Aus Gründen der Gleichbehandlung hat der WBP auch die Richtlinienverfahren zum Gegenstand von Begutachtungen gemacht. Hierbei zeigte sich für die Verhaltenstherapie, dass die wissenschaftliche Anerkennung ohne Einschränkungen und Differenzierungen ausgesprochen werden kann. Bei den beiden anderen Richtlinienverfahren ist die Sachlage komplizierter, weil der WBP in seiner Prüfung zu der Schlussfolgerung gelangte, dass die Trennung in “Tiefenpsychologisch begründete Verfahren” und “Analytische Psychotherapie” theoretisch unbegründet erscheint, weil beide  Verfahren auf denselben theoretischen Prinzipien aufbauen. In der Gesamtschau kommt der WBP somit zu der Schlussfolgerung, die “Psychodynamische Psychotherapie” insgesamt ohne die Aufteilung in zwei unterschiedliche Verfahren (wie in den Richtlinienverfahren) als den Kriterien genügend und somit wissenschaftlich anerkennbar zu bezeichnen.

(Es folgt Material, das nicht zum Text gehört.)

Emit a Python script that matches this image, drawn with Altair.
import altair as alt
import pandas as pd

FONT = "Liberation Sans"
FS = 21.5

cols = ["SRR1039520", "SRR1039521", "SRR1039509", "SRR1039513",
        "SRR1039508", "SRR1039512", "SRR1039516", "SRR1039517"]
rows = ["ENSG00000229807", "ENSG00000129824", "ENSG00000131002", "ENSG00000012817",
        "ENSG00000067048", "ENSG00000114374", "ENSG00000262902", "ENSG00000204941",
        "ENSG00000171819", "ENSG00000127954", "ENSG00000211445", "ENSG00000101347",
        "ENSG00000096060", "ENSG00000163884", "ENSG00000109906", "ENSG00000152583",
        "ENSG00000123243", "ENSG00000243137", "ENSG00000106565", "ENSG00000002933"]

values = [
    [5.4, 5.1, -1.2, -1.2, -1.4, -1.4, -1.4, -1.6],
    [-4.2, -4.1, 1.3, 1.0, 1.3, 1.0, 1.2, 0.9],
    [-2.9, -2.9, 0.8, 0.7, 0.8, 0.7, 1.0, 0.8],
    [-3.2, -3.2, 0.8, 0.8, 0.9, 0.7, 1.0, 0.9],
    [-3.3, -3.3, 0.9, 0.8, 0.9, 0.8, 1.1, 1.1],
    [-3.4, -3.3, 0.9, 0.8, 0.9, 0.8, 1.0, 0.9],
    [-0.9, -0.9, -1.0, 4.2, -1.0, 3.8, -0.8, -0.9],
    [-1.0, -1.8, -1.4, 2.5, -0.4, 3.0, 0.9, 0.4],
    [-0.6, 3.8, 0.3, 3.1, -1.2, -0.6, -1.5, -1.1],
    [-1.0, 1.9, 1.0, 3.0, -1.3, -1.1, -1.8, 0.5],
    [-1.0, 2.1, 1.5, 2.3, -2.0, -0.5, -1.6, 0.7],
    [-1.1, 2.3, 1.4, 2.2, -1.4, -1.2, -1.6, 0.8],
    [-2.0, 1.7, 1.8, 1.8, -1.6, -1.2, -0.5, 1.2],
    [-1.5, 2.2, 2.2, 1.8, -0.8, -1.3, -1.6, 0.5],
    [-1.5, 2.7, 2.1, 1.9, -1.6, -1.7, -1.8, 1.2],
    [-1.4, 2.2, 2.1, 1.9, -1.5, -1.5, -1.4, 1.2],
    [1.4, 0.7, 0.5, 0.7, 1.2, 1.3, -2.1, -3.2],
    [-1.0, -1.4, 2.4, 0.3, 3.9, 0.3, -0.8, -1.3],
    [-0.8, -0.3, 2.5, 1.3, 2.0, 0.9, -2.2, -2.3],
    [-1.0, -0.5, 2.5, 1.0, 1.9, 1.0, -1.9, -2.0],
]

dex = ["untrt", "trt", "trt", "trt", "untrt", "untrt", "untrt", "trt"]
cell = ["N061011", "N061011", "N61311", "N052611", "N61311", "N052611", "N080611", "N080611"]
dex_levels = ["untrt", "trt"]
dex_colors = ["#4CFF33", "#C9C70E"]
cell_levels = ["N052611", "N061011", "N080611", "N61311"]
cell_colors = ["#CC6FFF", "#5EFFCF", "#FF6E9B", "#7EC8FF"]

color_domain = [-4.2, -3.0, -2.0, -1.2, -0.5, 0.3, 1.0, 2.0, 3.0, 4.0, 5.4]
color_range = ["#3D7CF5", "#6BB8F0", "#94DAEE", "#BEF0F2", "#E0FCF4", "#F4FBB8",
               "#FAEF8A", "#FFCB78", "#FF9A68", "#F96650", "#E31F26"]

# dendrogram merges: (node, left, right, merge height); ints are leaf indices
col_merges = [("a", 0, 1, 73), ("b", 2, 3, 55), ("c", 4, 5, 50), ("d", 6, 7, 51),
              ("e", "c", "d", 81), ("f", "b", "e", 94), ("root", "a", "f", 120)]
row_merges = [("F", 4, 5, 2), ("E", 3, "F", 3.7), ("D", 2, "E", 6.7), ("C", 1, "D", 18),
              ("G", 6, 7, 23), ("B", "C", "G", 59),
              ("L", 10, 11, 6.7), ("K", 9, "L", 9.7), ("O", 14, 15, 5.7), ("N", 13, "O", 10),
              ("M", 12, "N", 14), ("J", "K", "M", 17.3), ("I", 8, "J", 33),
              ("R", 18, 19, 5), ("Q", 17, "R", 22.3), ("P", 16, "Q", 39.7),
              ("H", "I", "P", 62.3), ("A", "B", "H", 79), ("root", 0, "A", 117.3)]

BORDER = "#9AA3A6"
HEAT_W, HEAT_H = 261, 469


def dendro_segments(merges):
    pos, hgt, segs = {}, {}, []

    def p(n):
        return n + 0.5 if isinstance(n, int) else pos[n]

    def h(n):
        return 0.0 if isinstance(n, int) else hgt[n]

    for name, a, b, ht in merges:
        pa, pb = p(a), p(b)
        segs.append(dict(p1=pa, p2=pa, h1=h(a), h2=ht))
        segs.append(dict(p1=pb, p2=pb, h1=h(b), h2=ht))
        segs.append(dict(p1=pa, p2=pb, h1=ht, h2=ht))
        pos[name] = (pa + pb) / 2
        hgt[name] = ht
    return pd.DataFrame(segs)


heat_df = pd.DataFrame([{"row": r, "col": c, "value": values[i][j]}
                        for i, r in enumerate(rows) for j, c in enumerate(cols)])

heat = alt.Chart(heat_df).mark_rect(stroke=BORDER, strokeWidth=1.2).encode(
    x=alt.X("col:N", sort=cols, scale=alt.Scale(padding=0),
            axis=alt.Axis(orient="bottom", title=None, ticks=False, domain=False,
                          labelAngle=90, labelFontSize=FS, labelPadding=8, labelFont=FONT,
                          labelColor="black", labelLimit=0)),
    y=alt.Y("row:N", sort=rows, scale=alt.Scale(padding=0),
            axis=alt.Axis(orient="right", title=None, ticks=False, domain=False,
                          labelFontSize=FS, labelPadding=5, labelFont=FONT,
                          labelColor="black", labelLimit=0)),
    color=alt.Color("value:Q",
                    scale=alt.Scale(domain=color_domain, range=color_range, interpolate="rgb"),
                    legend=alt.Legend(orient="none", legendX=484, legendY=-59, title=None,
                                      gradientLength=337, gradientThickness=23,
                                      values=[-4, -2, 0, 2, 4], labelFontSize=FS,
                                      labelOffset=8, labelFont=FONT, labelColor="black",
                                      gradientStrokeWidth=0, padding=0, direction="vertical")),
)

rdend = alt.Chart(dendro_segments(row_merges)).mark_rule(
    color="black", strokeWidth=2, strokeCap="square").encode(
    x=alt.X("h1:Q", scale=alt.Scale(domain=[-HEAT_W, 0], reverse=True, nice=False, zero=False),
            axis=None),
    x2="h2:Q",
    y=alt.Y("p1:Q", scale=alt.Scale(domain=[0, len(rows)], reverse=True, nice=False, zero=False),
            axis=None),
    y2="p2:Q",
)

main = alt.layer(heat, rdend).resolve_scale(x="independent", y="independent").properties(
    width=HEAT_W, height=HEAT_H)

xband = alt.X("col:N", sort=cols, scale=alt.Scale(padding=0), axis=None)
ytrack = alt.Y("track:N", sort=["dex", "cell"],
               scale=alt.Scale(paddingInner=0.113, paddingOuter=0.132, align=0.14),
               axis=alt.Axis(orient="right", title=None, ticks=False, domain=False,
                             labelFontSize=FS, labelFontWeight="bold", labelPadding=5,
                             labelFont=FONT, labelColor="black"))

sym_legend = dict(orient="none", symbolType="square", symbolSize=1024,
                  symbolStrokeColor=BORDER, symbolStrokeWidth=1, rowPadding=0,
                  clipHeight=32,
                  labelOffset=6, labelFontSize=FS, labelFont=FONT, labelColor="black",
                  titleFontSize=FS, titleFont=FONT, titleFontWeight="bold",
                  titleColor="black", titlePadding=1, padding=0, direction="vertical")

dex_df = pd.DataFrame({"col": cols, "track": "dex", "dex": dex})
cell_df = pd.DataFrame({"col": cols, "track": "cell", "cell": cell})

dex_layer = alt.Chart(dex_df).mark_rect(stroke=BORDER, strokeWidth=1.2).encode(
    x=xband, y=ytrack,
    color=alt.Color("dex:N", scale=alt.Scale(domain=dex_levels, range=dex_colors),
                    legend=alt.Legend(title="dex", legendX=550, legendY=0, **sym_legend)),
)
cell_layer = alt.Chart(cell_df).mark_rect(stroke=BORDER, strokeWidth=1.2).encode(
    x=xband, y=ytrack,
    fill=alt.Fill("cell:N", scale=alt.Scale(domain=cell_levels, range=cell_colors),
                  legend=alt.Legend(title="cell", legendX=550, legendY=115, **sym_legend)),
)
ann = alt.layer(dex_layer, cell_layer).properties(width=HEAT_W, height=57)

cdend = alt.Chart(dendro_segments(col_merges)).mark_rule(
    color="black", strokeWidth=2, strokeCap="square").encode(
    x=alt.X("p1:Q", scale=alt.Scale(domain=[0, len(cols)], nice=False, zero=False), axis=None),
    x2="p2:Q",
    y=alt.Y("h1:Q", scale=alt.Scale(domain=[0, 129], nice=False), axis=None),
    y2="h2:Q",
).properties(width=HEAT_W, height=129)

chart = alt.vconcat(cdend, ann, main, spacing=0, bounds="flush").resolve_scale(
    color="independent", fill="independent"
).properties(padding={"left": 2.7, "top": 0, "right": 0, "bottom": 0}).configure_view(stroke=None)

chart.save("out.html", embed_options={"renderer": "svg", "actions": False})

Die Sachlage ist damit allerdings noch nicht erschöpfend beschrieben, weil die “Analytische Psychotherapie” (hiermit ist kurz gesagt die “klassische Psychoanalyse” gemeint) zumindest in der praktischen Vorgehensweise (z. B. auch im erforderlichen Gesamtstundenumfang) doch teilweise erheblich von anderen psychodynamischen Verfahren (wie z. B. einer tiefenpsychologischen Kurzzeittherapie) unterscheidet. Verschärft wird die Sachlage dadurch, dass gerade für dieses Langzeitverfahren (also die klassische Psychoanalyse) keine spezifischen empirischen Wirksamkeitsnachweise vorliegen. Hier steht somit in der näheren oder ferneren Zukunft noch eine weitere Klärung aus.

Eine weitere Verkomplizierung ergibt sich daraus, dass der WBP zwar die wissenschaftliche Anerkennbarkeit eines Verfahrens beurteilt, damit aber nicht automatisch die Anerkennung als durch die Krankenkassen abrechenbares Therapieverfahren verbunden ist. Die Prüfung dieser sozialrechtlichen Frage wiederum wird vom “Gemeinsamen Bundesausschuss (G-BA)” als oberstem G­re­mium der gemeinsamen Selbst­ver­wal­tung der Ärzte, Zahn­ärzte, Psycho­the­ra­peuten, Kran­ken­häuser und Kran­ken­kassen in Deut­sch­land vorgenommen. Der G-BA interessiert sich zum Teil für dieselben Kriterien wie der WBP, aber er orientiert sich daneben auch noch an anderen Fragen (z. B. “Wie ökonomisch ist ein Therapieverfahren, und brauchen wir es zusätzlich zur Versorgung der Versicherten?”), wodurch er teilweise zu anderen Resultaten gelangt. Konkret hat das gegenwärtig zur Folge, dass wie oben beschrieben die systemische Therapie und die wissenschaftliche Gesprächspsychotherapie zwar wissenschaftlich durch den WBP anerkannt sind, aber nicht sozialrechtlich durch den G-BA. Es ist somit nicht möglich, die Therapie bei einem Therapeuten, der eine den gesetzlichen Richtlinien entsprechende Ausbildung in Systemischer Therapie gemacht hat, mit der Krankenkasse abzurechen. Bei der wissenschaftlichen Gesprächspsychotherapie liegt hierzu bereits ein ablehnendes Gutachten des G-BA vor, was von den verschiedenen Verbänden, allen voran natürlich den Interessenvertretern der wissenschaftlichen Gesprächspsychotherapie, höchst kritisch diskutiert wird. Zu den anderen Verfahren – sowohl zur systemischen Therapie als auch den Richtlinienverfahren – liegen noch keine Begutachtungen durch den G-BA vor! Für die Richtlinienverfahren hat der G-BA dies jedoch angekündigt. Die Zukunft wird zeigen, was das dann konkret für die drei Richtlinienverfahren bedeutet.